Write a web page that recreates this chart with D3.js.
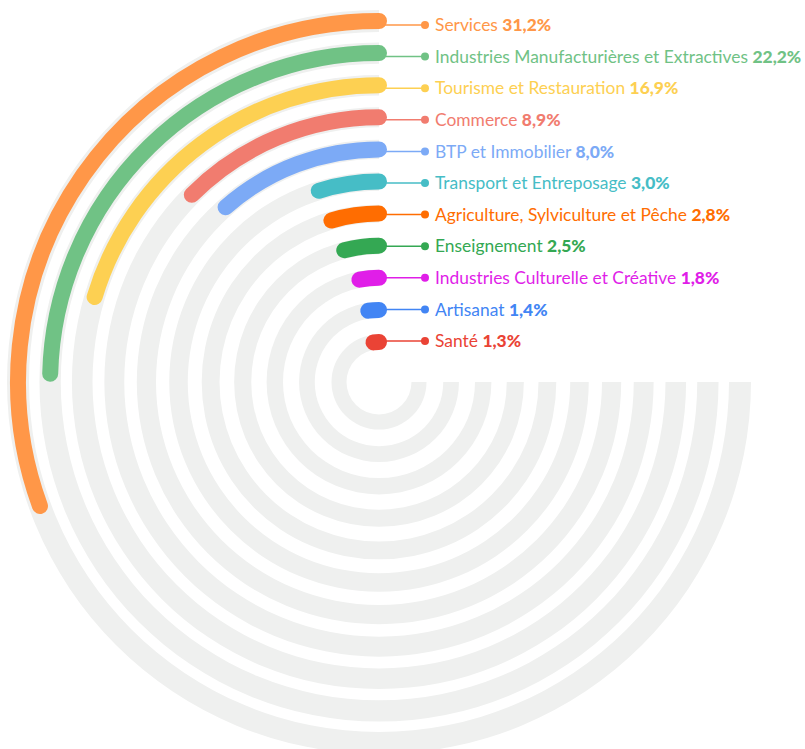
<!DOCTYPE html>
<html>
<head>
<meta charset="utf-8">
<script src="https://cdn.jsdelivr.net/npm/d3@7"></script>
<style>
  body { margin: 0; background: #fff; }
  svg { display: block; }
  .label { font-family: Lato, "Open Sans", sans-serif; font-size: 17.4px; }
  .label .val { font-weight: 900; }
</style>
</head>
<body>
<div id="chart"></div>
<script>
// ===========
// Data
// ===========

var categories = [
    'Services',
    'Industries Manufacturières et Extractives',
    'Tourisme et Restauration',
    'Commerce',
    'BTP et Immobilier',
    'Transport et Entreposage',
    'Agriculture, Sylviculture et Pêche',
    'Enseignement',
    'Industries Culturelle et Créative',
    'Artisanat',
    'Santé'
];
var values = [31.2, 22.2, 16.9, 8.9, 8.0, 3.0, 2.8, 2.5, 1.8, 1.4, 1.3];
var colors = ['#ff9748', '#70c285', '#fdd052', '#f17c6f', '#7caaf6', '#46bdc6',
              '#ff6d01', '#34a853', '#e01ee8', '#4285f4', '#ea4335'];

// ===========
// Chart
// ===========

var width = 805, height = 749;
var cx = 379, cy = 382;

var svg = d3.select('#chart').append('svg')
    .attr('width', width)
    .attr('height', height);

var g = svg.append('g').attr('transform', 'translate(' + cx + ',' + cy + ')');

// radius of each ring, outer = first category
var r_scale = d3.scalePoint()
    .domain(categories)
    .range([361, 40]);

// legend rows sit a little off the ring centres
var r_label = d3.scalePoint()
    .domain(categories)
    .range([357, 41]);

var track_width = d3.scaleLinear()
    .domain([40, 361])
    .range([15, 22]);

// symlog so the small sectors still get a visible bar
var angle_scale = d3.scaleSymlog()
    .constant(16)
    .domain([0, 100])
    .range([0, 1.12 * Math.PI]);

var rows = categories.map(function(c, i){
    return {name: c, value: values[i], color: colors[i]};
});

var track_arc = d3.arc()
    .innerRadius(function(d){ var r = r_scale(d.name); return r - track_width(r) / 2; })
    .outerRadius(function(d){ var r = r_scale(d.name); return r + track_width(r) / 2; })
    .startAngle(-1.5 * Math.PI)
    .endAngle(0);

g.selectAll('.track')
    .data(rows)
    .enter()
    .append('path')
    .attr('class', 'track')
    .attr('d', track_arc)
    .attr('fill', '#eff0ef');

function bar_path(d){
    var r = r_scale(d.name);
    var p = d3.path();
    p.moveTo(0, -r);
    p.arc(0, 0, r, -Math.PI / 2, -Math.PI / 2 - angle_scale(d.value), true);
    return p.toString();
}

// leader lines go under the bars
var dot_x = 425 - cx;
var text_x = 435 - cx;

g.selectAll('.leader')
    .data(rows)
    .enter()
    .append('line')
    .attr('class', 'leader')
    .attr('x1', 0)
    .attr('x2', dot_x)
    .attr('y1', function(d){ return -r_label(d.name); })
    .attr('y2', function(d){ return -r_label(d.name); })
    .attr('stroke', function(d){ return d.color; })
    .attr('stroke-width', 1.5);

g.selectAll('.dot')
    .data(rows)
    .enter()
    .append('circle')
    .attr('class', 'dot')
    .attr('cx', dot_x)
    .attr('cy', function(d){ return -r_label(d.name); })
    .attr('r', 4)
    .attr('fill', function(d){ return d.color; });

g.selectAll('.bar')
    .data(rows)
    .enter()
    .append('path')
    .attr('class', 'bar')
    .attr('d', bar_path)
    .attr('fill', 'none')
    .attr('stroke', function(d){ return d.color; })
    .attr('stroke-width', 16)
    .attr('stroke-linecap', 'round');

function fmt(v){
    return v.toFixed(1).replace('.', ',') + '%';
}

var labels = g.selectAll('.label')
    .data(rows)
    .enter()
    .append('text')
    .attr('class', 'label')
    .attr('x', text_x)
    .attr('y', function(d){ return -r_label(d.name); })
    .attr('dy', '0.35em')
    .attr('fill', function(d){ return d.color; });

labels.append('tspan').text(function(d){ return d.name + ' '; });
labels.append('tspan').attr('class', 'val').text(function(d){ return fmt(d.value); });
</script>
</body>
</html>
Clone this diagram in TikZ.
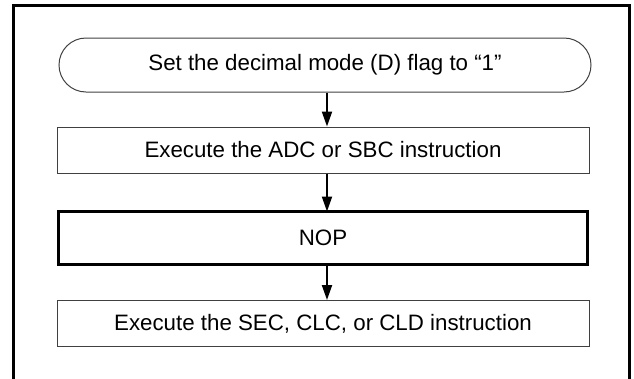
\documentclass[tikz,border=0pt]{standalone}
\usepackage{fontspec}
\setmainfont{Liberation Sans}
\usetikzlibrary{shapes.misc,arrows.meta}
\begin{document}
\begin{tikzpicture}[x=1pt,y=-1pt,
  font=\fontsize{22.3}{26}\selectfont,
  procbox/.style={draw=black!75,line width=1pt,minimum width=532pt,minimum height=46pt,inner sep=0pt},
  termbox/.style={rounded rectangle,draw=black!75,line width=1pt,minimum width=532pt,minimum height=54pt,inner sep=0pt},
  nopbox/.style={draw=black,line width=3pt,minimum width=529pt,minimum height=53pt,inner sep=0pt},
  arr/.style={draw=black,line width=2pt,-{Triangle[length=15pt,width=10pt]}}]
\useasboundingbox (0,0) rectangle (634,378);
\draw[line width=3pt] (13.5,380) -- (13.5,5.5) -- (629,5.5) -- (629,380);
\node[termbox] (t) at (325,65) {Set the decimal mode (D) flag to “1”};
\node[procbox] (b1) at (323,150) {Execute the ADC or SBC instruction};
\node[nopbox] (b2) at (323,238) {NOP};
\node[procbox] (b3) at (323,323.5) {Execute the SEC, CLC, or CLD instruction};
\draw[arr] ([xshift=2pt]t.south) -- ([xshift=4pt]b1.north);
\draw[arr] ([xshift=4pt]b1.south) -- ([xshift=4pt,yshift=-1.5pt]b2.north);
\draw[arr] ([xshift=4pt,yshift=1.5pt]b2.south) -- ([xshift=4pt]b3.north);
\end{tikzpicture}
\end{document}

• **PROMPT**:
Copy each line above precisely, dropping the pictures.

• **TASK RESPONSE**:
Write a web page that recreates this chart with D3.js.
<!DOCTYPE html>
<html>
<head>
<meta charset="utf-8">
<script src="https://cdn.jsdelivr.net/npm/d3@7"></script>
<style>
  body { margin: 0; background: #fff; }
  svg { display: block; }
  .label { font-family: Lato, "Open Sans", sans-serif; font-size: 17.4px; }
  .label .val { font-weight: 900; }
</style>
</head>
<body>
<div id="chart"></div>
<script>
// ===========
// Data
// ===========

var categories = [
    'Services',
    'Industries Manufacturières et Extractives',
    'Tourisme et Restauration',
    'Commerce',
    'BTP et Immobilier',
    'Transport et Entreposage',
    'Agriculture, Sylviculture et Pêche',
    'Enseignement',
    'Industries Culturelle et Créative',
    'Artisanat',
    'Santé'
];
var values = [31.2, 22.2, 16.9, 8.9, 8.0, 3.0, 2.8, 2.5, 1.8, 1.4, 1.3];
var colors = ['#ff9748', '#70c285', '#fdd052', '#f17c6f', '#7caaf6', '#46bdc6',
              '#ff6d01', '#34a853', '#e01ee8', '#4285f4', '#ea4335'];

// ===========
// Chart
// ===========

var width = 805, height = 749;
var cx = 379, cy = 382;

var svg = d3.select('#chart').append('svg')
    .attr('width', width)
    .attr('height', height);

var g = svg.append('g').attr('transform', 'translate(' + cx + ',' + cy + ')');

// radius of each ring, outer = first category
var r_scale = d3.scalePoint()
    .domain(categories)
    .range([361, 40]);

// legend rows sit a little off the ring centres
var r_label = d3.scalePoint()
    .domain(categories)
    .range([357, 41]);

var track_width = d3.scaleLinear()
    .domain([40, 361])
    .range([15, 22]);

// symlog so the small sectors still get a visible bar
var angle_scale = d3.scaleSymlog()
    .constant(16)
    .domain([0, 100])
    .range([0, 1.12 * Math.PI]);

var rows = categories.map(function(c, i){
    return {name: c, value: values[i], color: colors[i]};
});

var track_arc = d3.arc()
    .innerRadius(function(d){ var r = r_scale(d.name); return r - track_width(r) / 2; })
    .outerRadius(function(d){ var r = r_scale(d.name); return r + track_width(r) / 2; })
    .startAngle(-1.5 * Math.PI)
    .endAngle(0);

g.selectAll('.track')
    .data(rows)
    .enter()
    .append('path')
    .attr('class', 'track')
    .attr('d', track_arc)
    .attr('fill', '#eff0ef');

function bar_path(d){
    var r = r_scale(d.name);
    var p = d3.path();
    p.moveTo(0, -r);
    p.arc(0, 0, r, -Math.PI / 2, -Math.PI / 2 - angle_scale(d.value), true);
    return p.toString();
}

// leader lines go under the bars
var dot_x = 425 - cx;
var text_x = 435 - cx;

g.selectAll('.leader')
    .data(rows)
    .enter()
    .append('line')
    .attr('class', 'leader')
    .attr('x1', 0)
    .attr('x2', dot_x)
    .attr('y1', function(d){ return -r_label(d.name); })
    .attr('y2', function(d){ return -r_label(d.name); })
    .attr('stroke', function(d){ return d.color; })
    .attr('stroke-width', 1.5);

g.selectAll('.dot')
    .data(rows)
    .enter()
    .append('circle')
    .attr('class', 'dot')
    .attr('cx', dot_x)
    .attr('cy', function(d){ return -r_label(d.name); })
    .attr('r', 4)
    .attr('fill', function(d){ return d.color; });

g.selectAll('.bar')
    .data(rows)
    .enter()
    .append('path')
    .attr('class', 'bar')
    .attr('d', bar_path)
    .attr('fill', 'none')
    .attr('stroke', function(d){ return d.color; })
    .attr('stroke-width', 16)
    .attr('stroke-linecap', 'round');

function fmt(v){
    return v.toFixed(1).replace('.', ',') + '%';
}

var labels = g.selectAll('.label')
    .data(rows)
    .enter()
    .append('text')
    .attr('class', 'label')
    .attr('x', text_x)
    .attr('y', function(d){ return -r_label(d.name); })
    .attr('dy', '0.35em')
    .attr('fill', function(d){ return d.color; });

labels.append('tspan').text(function(d){ return d.name + ' '; });
labels.append('tspan').attr('class', 'val').text(function(d){ return fmt(d.value); });
</script>
</body>
</html>
Clone this diagram in TikZ.
\documentclass[tikz,border=0pt]{standalone}
\usepackage{fontspec}
\setmainfont{Liberation Sans}
\usetikzlibrary{shapes.misc,arrows.meta}
\begin{document}
\begin{tikzpicture}[x=1pt,y=-1pt,
  font=\fontsize{22.3}{26}\selectfont,
  procbox/.style={draw=black!75,line width=1pt,minimum width=532pt,minimum height=46pt,inner sep=0pt},
  termbox/.style={rounded rectangle,draw=black!75,line width=1pt,minimum width=532pt,minimum height=54pt,inner sep=0pt},
  nopbox/.style={draw=black,line width=3pt,minimum width=529pt,minimum height=53pt,inner sep=0pt},
  arr/.style={draw=black,line width=2pt,-{Triangle[length=15pt,width=10pt]}}]
\useasboundingbox (0,0) rectangle (634,378);
\draw[line width=3pt] (13.5,380) -- (13.5,5.5) -- (629,5.5) -- (629,380);
\node[termbox] (t) at (325,65) {Set the decimal mode (D) flag to “1”};
\node[procbox] (b1) at (323,150) {Execute the ADC or SBC instruction};
\node[nopbox] (b2) at (323,238) {NOP};
\node[procbox] (b3) at (323,323.5) {Execute the SEC, CLC, or CLD instruction};
\draw[arr] ([xshift=2pt]t.south) -- ([xshift=4pt]b1.north);
\draw[arr] ([xshift=4pt]b1.south) -- ([xshift=4pt,yshift=-1.5pt]b2.north);
\draw[arr] ([xshift=4pt,yshift=1.5pt]b2.south) -- ([xshift=4pt]b3.north);
\end{tikzpicture}
\end{document}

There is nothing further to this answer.